En otro día de desesperación, viendo que pudiéramos morir de hambre, salió de noche y al pasar por una casa de campo se metió a un corral, cogió un cordero, lo asfixió poniéndole la mano en la boca para que no pudiera hacer ruido, nos lo llevó a casa y lo despedazó para ir dándonos un poco cada día. Como estos casos podría ir contando muchos y creo que no acabaría.
Fue pasando el tiempo hasta que cumplí los seis años de edad y llegó la ocasión de poder guardar un rebaño de ovejas. Esta fue la primera ocasión y, desgraciadamente para mí, no sería la única.
Mi madre se vio forzada a tener que buscarme este trabajo.

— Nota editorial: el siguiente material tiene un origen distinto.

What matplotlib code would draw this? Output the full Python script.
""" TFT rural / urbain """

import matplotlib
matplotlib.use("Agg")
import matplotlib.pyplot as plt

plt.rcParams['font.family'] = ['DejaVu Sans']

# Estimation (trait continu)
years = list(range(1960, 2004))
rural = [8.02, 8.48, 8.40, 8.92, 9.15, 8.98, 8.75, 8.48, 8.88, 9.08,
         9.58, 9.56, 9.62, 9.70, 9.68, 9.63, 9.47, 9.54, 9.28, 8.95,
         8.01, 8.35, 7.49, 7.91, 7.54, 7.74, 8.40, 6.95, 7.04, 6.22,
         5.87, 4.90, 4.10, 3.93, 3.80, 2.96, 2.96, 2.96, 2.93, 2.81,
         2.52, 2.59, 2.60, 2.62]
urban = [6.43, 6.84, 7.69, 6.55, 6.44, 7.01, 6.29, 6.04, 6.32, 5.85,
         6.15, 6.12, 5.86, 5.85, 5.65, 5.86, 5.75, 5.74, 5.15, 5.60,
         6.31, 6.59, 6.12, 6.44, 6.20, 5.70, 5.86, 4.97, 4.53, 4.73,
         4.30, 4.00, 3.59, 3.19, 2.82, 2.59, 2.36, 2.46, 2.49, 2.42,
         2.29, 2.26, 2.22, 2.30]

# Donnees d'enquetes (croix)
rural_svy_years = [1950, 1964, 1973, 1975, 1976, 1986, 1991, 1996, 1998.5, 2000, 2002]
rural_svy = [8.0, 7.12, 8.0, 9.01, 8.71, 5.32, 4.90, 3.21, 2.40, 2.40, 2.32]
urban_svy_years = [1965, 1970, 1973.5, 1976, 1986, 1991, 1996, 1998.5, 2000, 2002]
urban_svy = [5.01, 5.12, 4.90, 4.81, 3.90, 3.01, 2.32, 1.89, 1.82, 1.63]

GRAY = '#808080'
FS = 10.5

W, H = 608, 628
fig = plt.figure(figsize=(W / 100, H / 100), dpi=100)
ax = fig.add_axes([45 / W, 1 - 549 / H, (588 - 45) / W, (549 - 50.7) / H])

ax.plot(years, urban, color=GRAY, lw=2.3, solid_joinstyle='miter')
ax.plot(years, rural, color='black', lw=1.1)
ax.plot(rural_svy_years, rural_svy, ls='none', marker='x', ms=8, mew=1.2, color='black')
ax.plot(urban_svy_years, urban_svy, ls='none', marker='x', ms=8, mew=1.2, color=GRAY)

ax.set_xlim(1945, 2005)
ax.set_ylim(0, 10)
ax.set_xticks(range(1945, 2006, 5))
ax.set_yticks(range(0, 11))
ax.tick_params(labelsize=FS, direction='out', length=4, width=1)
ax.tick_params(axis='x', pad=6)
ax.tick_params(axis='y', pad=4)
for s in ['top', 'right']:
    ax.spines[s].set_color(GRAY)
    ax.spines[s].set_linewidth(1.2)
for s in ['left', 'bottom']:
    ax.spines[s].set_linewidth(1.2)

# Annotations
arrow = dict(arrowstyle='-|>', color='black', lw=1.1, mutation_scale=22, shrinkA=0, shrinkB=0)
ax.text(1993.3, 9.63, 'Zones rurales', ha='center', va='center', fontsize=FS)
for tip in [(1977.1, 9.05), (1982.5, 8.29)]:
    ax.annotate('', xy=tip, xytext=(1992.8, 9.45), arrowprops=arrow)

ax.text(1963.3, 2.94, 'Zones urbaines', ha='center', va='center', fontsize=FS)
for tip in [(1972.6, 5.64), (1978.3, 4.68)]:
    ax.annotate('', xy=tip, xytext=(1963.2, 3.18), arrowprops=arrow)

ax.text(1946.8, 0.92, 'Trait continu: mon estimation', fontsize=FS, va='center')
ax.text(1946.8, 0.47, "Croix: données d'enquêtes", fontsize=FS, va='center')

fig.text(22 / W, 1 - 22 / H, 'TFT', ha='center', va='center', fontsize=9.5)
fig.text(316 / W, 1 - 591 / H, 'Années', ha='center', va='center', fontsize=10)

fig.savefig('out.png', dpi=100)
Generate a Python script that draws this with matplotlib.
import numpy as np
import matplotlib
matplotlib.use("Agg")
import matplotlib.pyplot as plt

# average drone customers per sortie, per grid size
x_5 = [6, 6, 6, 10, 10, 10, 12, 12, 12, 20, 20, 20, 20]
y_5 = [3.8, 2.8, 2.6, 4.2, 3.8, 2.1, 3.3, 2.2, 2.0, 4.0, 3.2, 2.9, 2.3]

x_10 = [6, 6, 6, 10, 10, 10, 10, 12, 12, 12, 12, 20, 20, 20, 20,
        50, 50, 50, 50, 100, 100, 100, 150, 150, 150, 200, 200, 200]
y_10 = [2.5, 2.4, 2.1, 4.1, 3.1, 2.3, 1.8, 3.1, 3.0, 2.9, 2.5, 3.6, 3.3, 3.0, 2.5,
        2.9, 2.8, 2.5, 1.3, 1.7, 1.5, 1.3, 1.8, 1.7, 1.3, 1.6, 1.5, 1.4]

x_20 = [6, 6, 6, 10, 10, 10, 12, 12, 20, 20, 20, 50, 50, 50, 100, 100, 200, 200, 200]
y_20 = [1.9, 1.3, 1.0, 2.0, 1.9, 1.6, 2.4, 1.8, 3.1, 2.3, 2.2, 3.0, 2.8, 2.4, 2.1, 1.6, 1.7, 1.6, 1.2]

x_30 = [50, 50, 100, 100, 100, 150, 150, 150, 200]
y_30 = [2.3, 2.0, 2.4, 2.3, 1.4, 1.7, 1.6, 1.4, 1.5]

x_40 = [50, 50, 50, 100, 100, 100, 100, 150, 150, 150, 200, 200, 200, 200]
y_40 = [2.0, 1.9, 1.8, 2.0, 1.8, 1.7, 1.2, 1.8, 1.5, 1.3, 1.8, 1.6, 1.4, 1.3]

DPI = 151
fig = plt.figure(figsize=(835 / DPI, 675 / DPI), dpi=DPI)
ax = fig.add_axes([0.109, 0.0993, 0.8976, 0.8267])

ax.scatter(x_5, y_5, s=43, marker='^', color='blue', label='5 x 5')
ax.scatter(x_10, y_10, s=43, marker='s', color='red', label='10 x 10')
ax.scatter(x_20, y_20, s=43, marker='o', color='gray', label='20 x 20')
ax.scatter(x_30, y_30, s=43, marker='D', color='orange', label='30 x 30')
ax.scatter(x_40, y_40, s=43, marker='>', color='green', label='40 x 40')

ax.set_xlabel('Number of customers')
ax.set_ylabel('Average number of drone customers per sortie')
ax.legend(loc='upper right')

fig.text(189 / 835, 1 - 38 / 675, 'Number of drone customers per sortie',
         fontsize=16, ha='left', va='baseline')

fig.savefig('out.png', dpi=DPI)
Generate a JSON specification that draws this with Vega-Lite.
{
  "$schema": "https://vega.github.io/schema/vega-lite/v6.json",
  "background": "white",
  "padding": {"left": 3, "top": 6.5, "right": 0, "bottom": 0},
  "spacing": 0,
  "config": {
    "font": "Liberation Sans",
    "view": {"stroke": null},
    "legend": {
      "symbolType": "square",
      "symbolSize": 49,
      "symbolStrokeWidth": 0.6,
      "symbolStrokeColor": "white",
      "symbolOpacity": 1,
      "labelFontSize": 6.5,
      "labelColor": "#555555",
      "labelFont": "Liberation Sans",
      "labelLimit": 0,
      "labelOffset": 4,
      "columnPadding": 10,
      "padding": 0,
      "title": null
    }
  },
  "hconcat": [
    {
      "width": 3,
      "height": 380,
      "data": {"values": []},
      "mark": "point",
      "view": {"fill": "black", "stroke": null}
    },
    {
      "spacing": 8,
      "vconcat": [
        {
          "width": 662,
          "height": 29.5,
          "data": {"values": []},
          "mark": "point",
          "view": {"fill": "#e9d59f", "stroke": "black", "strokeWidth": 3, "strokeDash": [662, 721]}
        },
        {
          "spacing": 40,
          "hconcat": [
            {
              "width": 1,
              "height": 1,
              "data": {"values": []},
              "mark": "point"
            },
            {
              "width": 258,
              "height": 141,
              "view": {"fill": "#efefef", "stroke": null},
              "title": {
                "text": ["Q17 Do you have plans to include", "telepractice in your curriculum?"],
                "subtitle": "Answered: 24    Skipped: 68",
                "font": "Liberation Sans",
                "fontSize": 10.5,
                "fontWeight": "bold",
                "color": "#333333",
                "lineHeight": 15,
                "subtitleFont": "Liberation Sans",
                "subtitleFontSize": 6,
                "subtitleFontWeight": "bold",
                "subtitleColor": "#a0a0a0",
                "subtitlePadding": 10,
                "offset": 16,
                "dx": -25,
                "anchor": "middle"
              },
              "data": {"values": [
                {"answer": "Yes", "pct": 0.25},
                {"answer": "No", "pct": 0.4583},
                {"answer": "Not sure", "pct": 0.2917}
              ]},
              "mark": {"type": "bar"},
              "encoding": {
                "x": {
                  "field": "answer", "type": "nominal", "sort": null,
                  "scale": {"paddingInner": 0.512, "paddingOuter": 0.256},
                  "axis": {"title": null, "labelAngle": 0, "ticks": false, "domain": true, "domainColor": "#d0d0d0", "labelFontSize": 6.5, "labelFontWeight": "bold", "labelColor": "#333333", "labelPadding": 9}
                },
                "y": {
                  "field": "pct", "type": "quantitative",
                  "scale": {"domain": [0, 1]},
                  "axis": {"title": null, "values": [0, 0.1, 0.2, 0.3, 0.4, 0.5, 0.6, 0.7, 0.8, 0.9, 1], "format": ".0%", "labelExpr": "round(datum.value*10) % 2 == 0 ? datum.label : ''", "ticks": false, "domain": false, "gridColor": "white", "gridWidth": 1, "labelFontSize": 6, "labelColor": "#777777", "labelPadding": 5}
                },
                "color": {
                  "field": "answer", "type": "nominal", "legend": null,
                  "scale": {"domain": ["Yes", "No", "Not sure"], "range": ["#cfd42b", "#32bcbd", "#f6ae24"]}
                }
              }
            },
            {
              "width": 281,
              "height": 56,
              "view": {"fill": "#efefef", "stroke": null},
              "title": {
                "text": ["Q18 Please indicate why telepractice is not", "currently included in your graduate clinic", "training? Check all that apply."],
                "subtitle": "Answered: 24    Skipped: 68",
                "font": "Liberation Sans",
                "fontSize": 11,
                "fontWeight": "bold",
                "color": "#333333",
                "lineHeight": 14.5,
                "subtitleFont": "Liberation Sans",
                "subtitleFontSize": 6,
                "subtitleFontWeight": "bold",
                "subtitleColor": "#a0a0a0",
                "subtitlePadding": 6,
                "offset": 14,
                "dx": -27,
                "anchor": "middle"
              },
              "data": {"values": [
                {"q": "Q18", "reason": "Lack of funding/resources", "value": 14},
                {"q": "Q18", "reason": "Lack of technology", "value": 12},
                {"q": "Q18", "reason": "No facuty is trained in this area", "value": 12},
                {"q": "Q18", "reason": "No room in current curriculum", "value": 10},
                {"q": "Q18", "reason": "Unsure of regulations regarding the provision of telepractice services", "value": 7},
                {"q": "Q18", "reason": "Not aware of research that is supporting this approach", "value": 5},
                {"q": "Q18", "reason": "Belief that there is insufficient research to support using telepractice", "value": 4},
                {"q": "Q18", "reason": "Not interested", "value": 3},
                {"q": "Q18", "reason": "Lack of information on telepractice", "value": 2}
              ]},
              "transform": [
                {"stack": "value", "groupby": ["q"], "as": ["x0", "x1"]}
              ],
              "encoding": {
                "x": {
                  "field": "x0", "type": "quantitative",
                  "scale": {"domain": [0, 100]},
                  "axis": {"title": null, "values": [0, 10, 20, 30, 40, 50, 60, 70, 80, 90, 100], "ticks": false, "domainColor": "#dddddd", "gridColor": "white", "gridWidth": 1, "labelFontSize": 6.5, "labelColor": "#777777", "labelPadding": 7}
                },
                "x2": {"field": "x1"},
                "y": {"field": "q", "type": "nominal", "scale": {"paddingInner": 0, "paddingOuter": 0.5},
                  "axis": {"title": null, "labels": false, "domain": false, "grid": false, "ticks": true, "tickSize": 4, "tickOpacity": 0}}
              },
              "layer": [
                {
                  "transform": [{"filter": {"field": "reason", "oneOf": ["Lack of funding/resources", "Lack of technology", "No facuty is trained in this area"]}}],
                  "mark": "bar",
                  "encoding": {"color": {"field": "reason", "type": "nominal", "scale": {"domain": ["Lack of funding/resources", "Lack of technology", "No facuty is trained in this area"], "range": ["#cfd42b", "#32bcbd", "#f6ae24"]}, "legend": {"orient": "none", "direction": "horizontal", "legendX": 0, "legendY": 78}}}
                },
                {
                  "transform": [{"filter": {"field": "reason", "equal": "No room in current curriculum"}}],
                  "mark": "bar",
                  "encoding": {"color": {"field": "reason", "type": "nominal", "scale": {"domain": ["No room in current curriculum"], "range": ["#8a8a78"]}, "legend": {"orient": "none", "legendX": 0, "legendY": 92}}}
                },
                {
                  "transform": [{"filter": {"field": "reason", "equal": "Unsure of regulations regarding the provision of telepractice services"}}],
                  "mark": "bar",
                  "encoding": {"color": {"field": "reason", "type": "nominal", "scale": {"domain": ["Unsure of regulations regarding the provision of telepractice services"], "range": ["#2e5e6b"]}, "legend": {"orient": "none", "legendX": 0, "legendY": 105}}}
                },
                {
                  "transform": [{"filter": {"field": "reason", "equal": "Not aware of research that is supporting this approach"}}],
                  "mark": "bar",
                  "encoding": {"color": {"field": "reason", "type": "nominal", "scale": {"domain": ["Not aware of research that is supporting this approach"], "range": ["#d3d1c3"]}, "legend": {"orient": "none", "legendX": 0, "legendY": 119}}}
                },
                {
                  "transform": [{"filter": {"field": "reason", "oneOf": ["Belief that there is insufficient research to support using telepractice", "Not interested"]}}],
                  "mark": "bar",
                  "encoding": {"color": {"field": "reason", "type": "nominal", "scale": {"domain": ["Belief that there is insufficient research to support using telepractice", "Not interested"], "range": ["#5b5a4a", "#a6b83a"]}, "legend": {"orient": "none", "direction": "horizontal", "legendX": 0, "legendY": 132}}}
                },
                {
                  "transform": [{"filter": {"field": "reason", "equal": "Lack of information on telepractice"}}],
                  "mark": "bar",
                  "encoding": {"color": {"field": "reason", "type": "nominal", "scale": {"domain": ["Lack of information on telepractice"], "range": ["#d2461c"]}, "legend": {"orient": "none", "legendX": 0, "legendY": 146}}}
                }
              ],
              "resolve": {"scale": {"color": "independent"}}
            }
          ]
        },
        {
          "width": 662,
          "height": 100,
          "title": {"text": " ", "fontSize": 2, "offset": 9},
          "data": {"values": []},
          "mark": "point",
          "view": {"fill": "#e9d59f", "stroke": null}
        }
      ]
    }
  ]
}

Mi salario sería la comida ¡pero que comida! No desearía acordarme de mi sufrimiento corriendo medio descalzo tras las ovejas ya que a mi corta edad no conseguía dominarlas y aunque el rebaño era pequeño, no creo que pasaran de diez o quince, eran las suficientes para que a mis seis años no pudiera con ellas.
No me acuerdo cuanto tiempo estuve allí, ni tan siquiera si fui yo el que me marché o me despidieron “los Amos”, pero daba igual, ya que la situación económica en la que nos desenvolvíamos era caótica y a mi madre no le quedaría más solución que buscarme “otro Amo”. En aquella comarca el asalariado siempre que se refería a su patrón le llamaba “mi Amo.”
Mis hermanas continuaron trabajando en lo que buenamente podían realizar a su corta edad, aunque algunas veces estábamos más en casa de mi madre que trabajando, ya que todos deseábamos estar a su lado y a la menor ocasión que ellas tenían o se despedían del trabajo o daban ocasión para que sus patrones las despidieran. Todo esto era normal ya que todos teníamos mucha sed de madre.
A pesar de todo, con el esfuerzo y la lucha constante de mi madre logramos mejorar un poco nuestra situación económica, lo suficiente para no pasar tanta hambre. Conseguimos tener animales: cabras que nos daban leche, cerdos, gallinas y conejos. Recogíamos también algunos cereales como trigo, cebada, higos y almendras de la tierra heredada del abuelo y, aunque la tierra era de secano y no se podía sacar mucho de ella, mejoramos un poco.
Tampoco esto iba a durar mucho, las cosas cambiarían y no para bien. Sería el principio del mayor sufrimiento para todos: para mi madre, mis hermanos y en mayor medida para mí, ya que era muy pequeño para poder afrontar tantas desgracias que se nos venían encima.